Published On: March 4th, 2020

I’ve had the same experience you’ve had. You arrive at the restaurant looking forward to a good meal and a respite from the day. You are seated and the waitress or waiter approaches. But they are stressed. Things aren’t going well. So, as though you are old friends, they unload on you. They tell you all that has gone wrong that day, from that rude customer to the demands of the boss to the loss of electricity that morning. Suddenly, your whole experience has changed. You aren’t settling in for a quiet, restorative meal. You have been brought inside the machinery—and it isn’t appetizing.

What you are feeling at that moment is natural. You as the customer want to stay on the outside. You want to enjoy the seamless service, the almost mystical experience of things you need appearing on time. Yet when someone brings you into the system, the mystery dissipates. The joy of being the outsider is lost. Now, you have to know more than you wanted to know, settle for less than you had hoped.

Customers want an experience that is smooth and untroubled and relatively mindless. They want what I call the “magic” of being a customer. You order from Amazon. The package comes the next day. How did Amazon do that? You don’t know. You don’t care. You are happy for the magic to continue. That’s what you pay for.
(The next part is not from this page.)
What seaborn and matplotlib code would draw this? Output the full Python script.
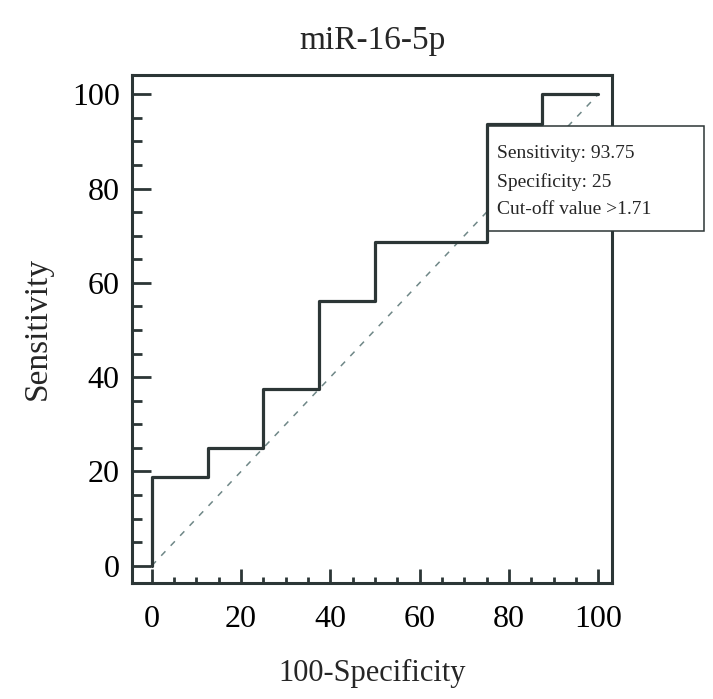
import matplotlib

matplotlib.use("Agg")
import matplotlib.pyplot as plt
import numpy as np
import pandas as pd
import seaborn as sns
from matplotlib.patches import Rectangle
from matplotlib.ticker import MultipleLocator

# ROC corner points (100-Specificity, Sensitivity)
fpr = [0, 0, 12.5, 25, 37.5, 50, 75, 87.5, 100]
tpr = [0, 18.75, 25, 37.5, 56.25, 68.75, 93.75, 100, 100]
diag = [0, 100]

# best cut-off
sens_cut = 93.75
spec_cut = 25
cutoff = 1.71

ticks = [0, 20, 40, 60, 80, 100]

LINE = "#2c3636"
DASH = "#6f8787"

sns.set_style("ticks")
plt.rcParams["font.family"] = ["Liberation Serif", "DejaVu Serif"]

fig = plt.figure(figsize=(7.13, 6.99), dpi=100)
ax = fig.add_axes([0.1856, 0.1664, 0.6728, 0.7263])

roc = pd.DataFrame({"fpr": fpr, "tpr": tpr})
sns.lineplot(data=roc, x="fpr", y="tpr", sort=False, estimator=None,
             drawstyle="steps-post", color=LINE, lw=2.3, ax=ax, zorder=3)
sns.lineplot(x=diag, y=diag, color=DASH, lw=1.1, ax=ax,
             linestyle=(0, (4, 5)), zorder=2)

ax.set_xlim(-4.35, 103.1)
ax.set_ylim(-3.6, 104.1)
ax.set_xticks(ticks)
ax.set_yticks(ticks)
ax.xaxis.set_minor_locator(MultipleLocator(5))
ax.yaxis.set_minor_locator(MultipleLocator(5))

for s in ax.spines.values():
    s.set_linewidth(2.2)
    s.set_color(LINE)
ax.tick_params(axis="both", which="both", direction="in", color=LINE,
               width=2.0, labelsize=23, labelcolor="black")
ax.tick_params(axis="x", which="major", length=10, pad=16)
ax.tick_params(axis="x", which="minor", length=4.3)
ax.tick_params(axis="y", which="major", length=13.8, pad=9)
ax.tick_params(axis="y", which="minor", length=7.2)

ax.set_xlabel("100-Specificity", fontsize=22, labelpad=18)
ax.set_ylabel("Sensitivity", fontsize=24, labelpad=14)
ax.set_title("miR-16-5p", fontsize=24, pad=19)

# cut-off info box, anchored just under the cut-off point
x0, y0 = 100 - spec_cut, sens_cut - 0.4
box = Rectangle((x0, y0 - 22.4), 48.6, 22.4, facecolor="white",
                edgecolor=LINE, lw=1.1, clip_on=False, zorder=2.8)
ax.add_patch(box)
ax.text(x0 + 2.4, y0 - 11.8,
        f"Sensitivity: {sens_cut:g}\nSpecificity: {spec_cut:g}\n"
        f"Cut-off value >{cutoff:g}",
        fontsize=14, ha="left", va="center", linespacing=1.8,
        zorder=6, clip_on=False)

fig.savefig("out.png", dpi=100)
It’s the same when you get a massage or order from a menu or see a doctor or take in a movie. You want some magic. You want things simply to appear without stress and worry.
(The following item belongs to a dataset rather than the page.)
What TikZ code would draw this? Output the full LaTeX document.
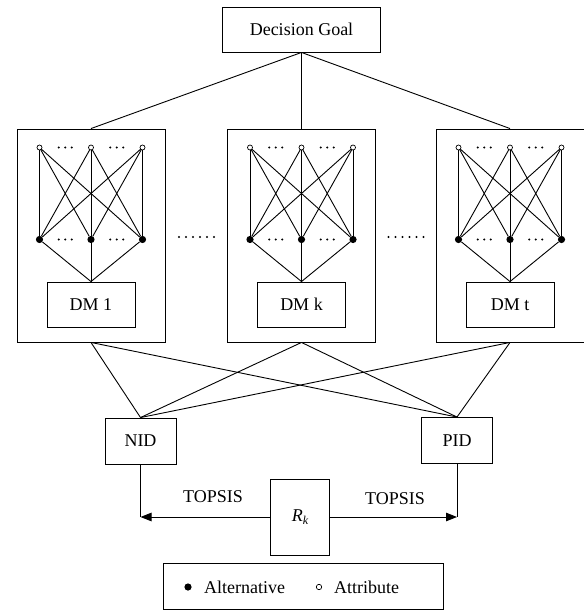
\documentclass[tikz,border=0pt]{standalone}
\usepackage{fontspec}
\setmainfont{Liberation Serif}
\usetikzlibrary{arrows.meta}

\begin{document}
\begin{tikzpicture}[x=1bp,y=-1bp,
    every node/.style={font=\fontsize{18bp}{20bp}\selectfont},
    line/.style={line width=0.9bp},
    box/.style={draw,line width=0.9bp,inner sep=0pt,rectangle},
    outer/.style={box,minimum width=148bp,minimum height=213bp},
    dmbox/.style={box,minimum width=88bp,minimum height=45bp},
    attr/.style={circle,draw,line width=0.7bp,fill=white,inner sep=0pt,minimum size=5bp},
    alt/.style={circle,fill=black,inner sep=0pt,minimum size=7.2bp},
    tip/.style={-{Triangle[length=11bp,width=8.5bp]}}]
  \useasboundingbox (0,0) rectangle (584,610);

  % goal at the top
  \node[box,minimum width=158bp,minimum height=45bp] (goal) at (301.5,29.5) {Decision Goal};

  % the two ideal decisions and the closeness node
  \node[box,minimum width=71bp,minimum height=46bp] (nid) at (140.5,441) {NID};
  \node[box,minimum width=71bp,minimum height=46bp] (pid) at (457,440.5) {PID};
  \node[box,minimum width=59bp,minimum height=76bp] (rk) at (300,517)
       {\itshape R\raisebox{-0.45ex}{\fontsize{12bp}{12bp}\selectfont k}};

  % one group per decision maker
  \foreach \cx/\id/\lab in {91/1/DM 1, 301.5/k/DM k, 510/t/DM t} {
    \node[outer] (grp\id) at (\cx,235.5) {};
    \node[dmbox] (dm\id) at (\cx,304.5) {\lab};
    \foreach \i in {1,2,3} {
      \node[alt] (b\id\i) at ({\cx+(\i-2)*51.5},239.5) {};
    }
    \foreach \i in {1,2,3} {
      \foreach \j in {1,2,3} {
        \draw[line] (\cx+\i*51.5-103,147.5) -- (b\id\j);
      }
      \draw[line] (b\id\i) -- (dm\id.north);
    }
    \foreach \i in {1,2,3} {
      \node[attr] (a\id\i) at ({\cx+(\i-2)*51.5},147.5) {};
    }
    % ellipses between the circles
    \foreach \y in {147.5,239.5} {
      \foreach \m in {-25.75,25.75} {
        \foreach \d in {-6.5,0,6.5} {
          \fill ({\cx+\m+\d},\y) circle (1.1bp);
        }
      }
    }
    \draw[line] (goal.south) -- (grp\id.north);
    \draw[line] (grp\id.south) -- (nid.north);
    \draw[line] (grp\id.south) -- (pid.north);
  }

  % ellipses between the groups
  \foreach \c in {196.5,406} {
    \foreach \d in {-17.5,-10.5,-3.5,3.5,10.5,17.5} {
      \fill ({\c+\d},237) circle (1.1bp);
    }
  }

  % TOPSIS arrows
  \coordinate (nidc) at (nid.south |- rk.center);
  \coordinate (pidc) at (pid.south |- rk.center);
  \draw[line] (nid.south) -- (nidc);
  \draw[line] (pid.south) -- (pidc);
  \draw[line,tip] (rk.west) -- (nidc);
  \draw[line,tip] (rk.east) -- (pidc);
  \node (t1) at (213,497) {TOPSIS};
  \node (t2) at (395,499) {TOPSIS};

  % legend
  \node[box,minimum width=280bp,minimum height=46bp] (legend) at (303,586) {};
  \node[alt] (lg1) at (188,587) {};
  \node[anchor=west,inner sep=0pt] (lt1) at (204,587) {Alternative};
  \node[attr,minimum size=5.4bp] (lg2) at (319,587) {};
  \node[anchor=west,inner sep=0pt] (lt2) at (334,587) {Attribute};
\end{tikzpicture}
\end{document}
In my work with leaders, I use the examples of two firms to illustrate this principle. In London, the Lloyd’s building is famous for the fact that the duct work, electrical power conduits, and water pipes are all on the outside of the building. It’s all visible to the public. I think it’s ugly and surveys show that most other folks agree. All the stuff that ought to be hidden is on the outside. It’s off-putting and, frankly, weird. This is the way some companies are, all the guts on the outside. But customers don’t want your inner stuff in their faces.

My other example is the Disney parks. You enjoy the rides and the characters. You don’t have to know that there are layers of tunnels underneath allowing goods and staff to get around the park unseen. You don’t have to know that the owl in that tree is actually a security camera or that the clown over there is actually a cop. You don’t have the guts in your face. You can simply have a magical experience.

Here’s the bottom line. You want your firm to be Disney not Lloyds. You want your customers to have a magical experience, not share your burden and never come back. So train your folks this way. Everyone from the receptionist to the VP of sales and beyond should know what the customer magic is and work to preserve it. This is one of the great keys of leadership greatness.